__Set task__. Line by line, repeat the data below exactly, beginning at the first line and ending at the line with "ctx.strokeRect(left, top, w, h);". Omit pictures.

------ Data extract

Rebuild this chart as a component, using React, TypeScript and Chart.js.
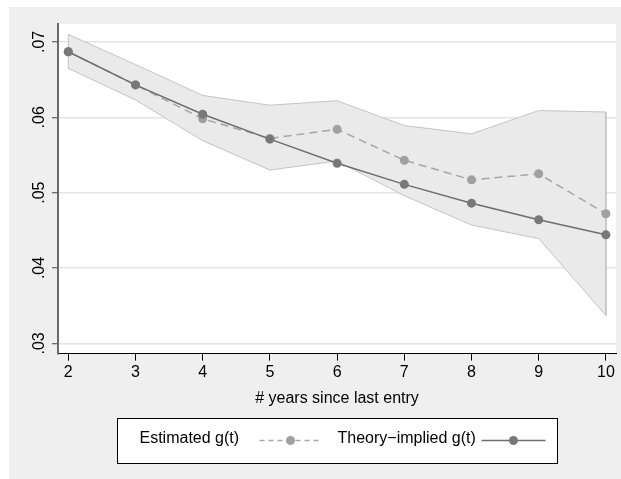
import React, { useEffect, useRef } from "react";
import { Chart, registerables } from "chart.js";

Chart.register(...registerables);

const years = [2, 3, 4, 5, 6, 7, 8, 9, 10];
const estimated = [0.0687, 0.0643, 0.0598, 0.0572, 0.0584, 0.0543, 0.0517, 0.0525, 0.0472];
const theory = [0.0687, 0.0643, 0.0604, 0.0571, 0.0539, 0.0511, 0.0486, 0.0464, 0.0444];
const ciUpper = [0.0710, 0.0670, 0.0629, 0.0616, 0.0622, 0.0589, 0.0578, 0.0609, 0.0607];
const ciLower = [0.0665, 0.0623, 0.0569, 0.0530, 0.0542, 0.0496, 0.0457, 0.0439, 0.0337];
const yTicks = [0.03, 0.04, 0.05, 0.06, 0.07];
const xTicks = [2, 3, 4, 5, 6, 7, 8, 9, 10];
const xTitle = "# years since last entry";
const labelEstimated = "Estimated g(t)";
const labelTheory = "Theory\u2212implied g(t)";

const FONT = "'Liberation Sans', Arial, Helvetica, sans-serif";

const plotBg = {
  id: "plotBg",
  beforeDraw(chart: any) {
    const { ctx, chartArea: a } = chart;
    ctx.save();
    ctx.fillStyle = "#ffffff";
    ctx.fillRect(a.left, a.top, a.right - a.left, a.bottom - a.top);
    ctx.restore();
  },
};

const boxLegend = {
  id: "boxLegend",
  afterDraw(chart: any) {
    const { ctx, chartArea: a } = chart;
    const w = 440;
    const h = 45;
    const cx = (a.left + a.right) / 2;
    const left = Math.round(cx - w / 2) + 0.5;
    const top = chart.height - 61 + 0.5;
    ctx.save();
    ctx.fillStyle = "#ffffff";
    ctx.fillRect(left, top, w, h);
    ctx.strokeStyle = "#000000";
    ctx.lineWidth = 1;
    ctx.strokeRect(left, top, w, h);

    const ds = chart.data.datasets;
    const items = [
      { d: ds[0], tx: 22, s0: 142, s1: 204, dash: [5, 4] },
      { d: ds[1], tx: 220, s0: 364, s1: 428, dash: [] as number[] },
    ];
    ctx.font = `16px ${FONT}`;
    ctx.textBaseline = "alphabetic";
    ctx.textAlign = "left";
    for (const it of items) {
      ctx.fillStyle = "#000000";
      ctx.fillText(it.d.label, left + it.tx, top + 24);
      const ly = top + 22;
      ctx.strokeStyle = it.d.borderColor;
      ctx.lineWidth = 1.5;
      ctx.setLineDash(it.dash);
      ctx.beginPath();
      ctx.moveTo(left + it.s0, ly);
      ctx.lineTo(left + it.s1, ly);
      ctx.stroke();
      ctx.setLineDash([]);
      ctx.fillStyle = it.d.pointBackgroundColor;
      ctx.beginPath();
      ctx.arc(left + (it.s0 + it.s1) / 2, ly, 4.5, 0, Math.PI * 2);
      ctx.fill();
    }
    ctx.restore();
  },
};

export default function App() {
  const ref = useRef<HTMLCanvasElement>(null);

  useEffect(() => {
    const bandPoints = [
      ...years.map((x, i) => ({ x, y: ciUpper[i] })),
      ...years
        .map((x, i) => ({ x, y: ciLower[i] }))
        .reverse(),
      { x: years[0], y: ciUpper[0] },
    ];

    const chart = new Chart(ref.current as HTMLCanvasElement, {
      type: "line",
      data: {
        datasets: [
          {
            label: labelEstimated,
            data: years.map((x, i) => ({ x, y: estimated[i] })),
            borderColor: "#a6a6a6",
            backgroundColor: "#a0a0a0",
            pointBackgroundColor: "#a0a0a0",
            pointBorderColor: "#a0a0a0",
            borderWidth: 1.5,
            borderDash: [8, 5],
            pointRadius: 4.5,
            pointBorderWidth: 0,
            fill: false,
            order: 2,
          } as any,
          {
            label: labelTheory,
            data: years.map((x, i) => ({ x, y: theory[i] })),
            borderColor: "#6e6e6e",
            backgroundColor: "#787878",
            pointBackgroundColor: "#787878",
            pointBorderColor: "#787878",
            borderWidth: 1.5,
            pointRadius: 4.5,
            pointBorderWidth: 0,
            fill: false,
            order: 1,
          } as any,
          {
            label: "CI",
            data: bandPoints,
            borderColor: "#c4c4c4",
            backgroundColor: "#eaeaea",
            borderWidth: 1,
            pointRadius: 0,
            fill: "shape",
            order: 3,
          } as any,
        ],
      },
      options: {
        animation: false,
        responsive: false,
        devicePixelRatio: 1,
        layout: { padding: { left: 0, right: 5, top: 17, bottom: 71 } },
        plugins: {
          legend: { display: false },
          tooltip: { enabled: false },
        },
        scales: {
          x: {
            type: "linear",
            min: 1.847,
            max: 10.15,
            afterBuildTicks: (s: any) => {
              s.ticks = xTicks.map((v) => ({ value: v }));
            },
            grid: {
              drawOnChartArea: false,
              drawTicks: true,
              tickLength: 7,
              tickColor: "#000000",
              tickWidth: 1,
            },
            border: { color: "#000000", width: 1 },
            ticks: {
              color: "#000000",
              font: { family: FONT, size: 16 },
              padding: 2,
              maxRotation: 0,
              autoSkip: false,
              callback: (v: any) => String(v),
            },
            title: {
              display: true,
              text: xTitle,
              color: "#000000",
              font: { family: FONT, size: 16 },
              padding: { top: 5, bottom: 0 },
            },
          },
          y: {
            type: "linear",
            min: 0.02864,
            max: 0.07238,
            afterBuildTicks: (s: any) => {
              s.ticks = yTicks.map((v) => ({ value: v }));
            },
            afterFit: (s: any) => {
              s.width = 49;
            },
            grid: {
              color: "#e4e4e4",
              lineWidth: 1.5,
              tickLength: 6,
              tickColor: "#444444",
              tickWidth: 1,
            },
            border: { color: "#6a6a6a", width: 2 },
            ticks: {
              color: "#000000",
              font: { family: FONT, size: 16 },
              minRotation: 90,
              maxRotation: 90,
              crossAlign: "center",
              padding: 1,
              callback: (v: any) => Number(v).toFixed(2).replace(/^0/, ""),
            },
          },
        },
      } as any,
      plugins: [plotBg, boxLegend],
    });
    return () => chart.destroy();
  }, []);

  return (
    <div
      style={{
        position: "fixed",
        left: 0,
        top: 0,
        width: 621,
        height: 479,
        background: "#ffffff",
        overflow: "hidden",
      }}
    >
      <div
        style={{
          position: "absolute",
          left: 9,
          top: 7,
          width: 612,
          height: 472,
          background: "#efefef",
        }}
      >
        <canvas
          ref={ref}
          width={612}
          height={472}
          style={{ display: "block", width: 612, height: 472 }}
        />
      </div>
    </div>
  );
}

------------

__Solution for this exercise__.
Rebuild this chart as a component, using React, TypeScript and Chart.js.
import React, { useEffect, useRef } from "react";
import { Chart, registerables } from "chart.js";

Chart.register(...registerables);

const years = [2, 3, 4, 5, 6, 7, 8, 9, 10];
const estimated = [0.0687, 0.0643, 0.0598, 0.0572, 0.0584, 0.0543, 0.0517, 0.0525, 0.0472];
const theory = [0.0687, 0.0643, 0.0604, 0.0571, 0.0539, 0.0511, 0.0486, 0.0464, 0.0444];
const ciUpper = [0.0710, 0.0670, 0.0629, 0.0616, 0.0622, 0.0589, 0.0578, 0.0609, 0.0607];
const ciLower = [0.0665, 0.0623, 0.0569, 0.0530, 0.0542, 0.0496, 0.0457, 0.0439, 0.0337];
const yTicks = [0.03, 0.04, 0.05, 0.06, 0.07];
const xTicks = [2, 3, 4, 5, 6, 7, 8, 9, 10];
const xTitle = "# years since last entry";
const labelEstimated = "Estimated g(t)";
const labelTheory = "Theory\u2212implied g(t)";

const FONT = "'Liberation Sans', Arial, Helvetica, sans-serif";

const plotBg = {
  id: "plotBg",
  beforeDraw(chart: any) {
    const { ctx, chartArea: a } = chart;
    ctx.save();
    ctx.fillStyle = "#ffffff";
    ctx.fillRect(a.left, a.top, a.right - a.left, a.bottom - a.top);
    ctx.restore();
  },
};

const boxLegend = {
  id: "boxLegend",
  afterDraw(chart: any) {
    const { ctx, chartArea: a } = chart;
    const w = 440;
    const h = 45;
    const cx = (a.left + a.right) / 2;
    const left = Math.round(cx - w / 2) + 0.5;
    const top = chart.height - 61 + 0.5;
    ctx.save();
    ctx.fillStyle = "#ffffff";
    ctx.fillRect(left, top, w, h);
    ctx.strokeStyle = "#000000";
    ctx.lineWidth = 1;
    ctx.strokeRect(left, top, w, h);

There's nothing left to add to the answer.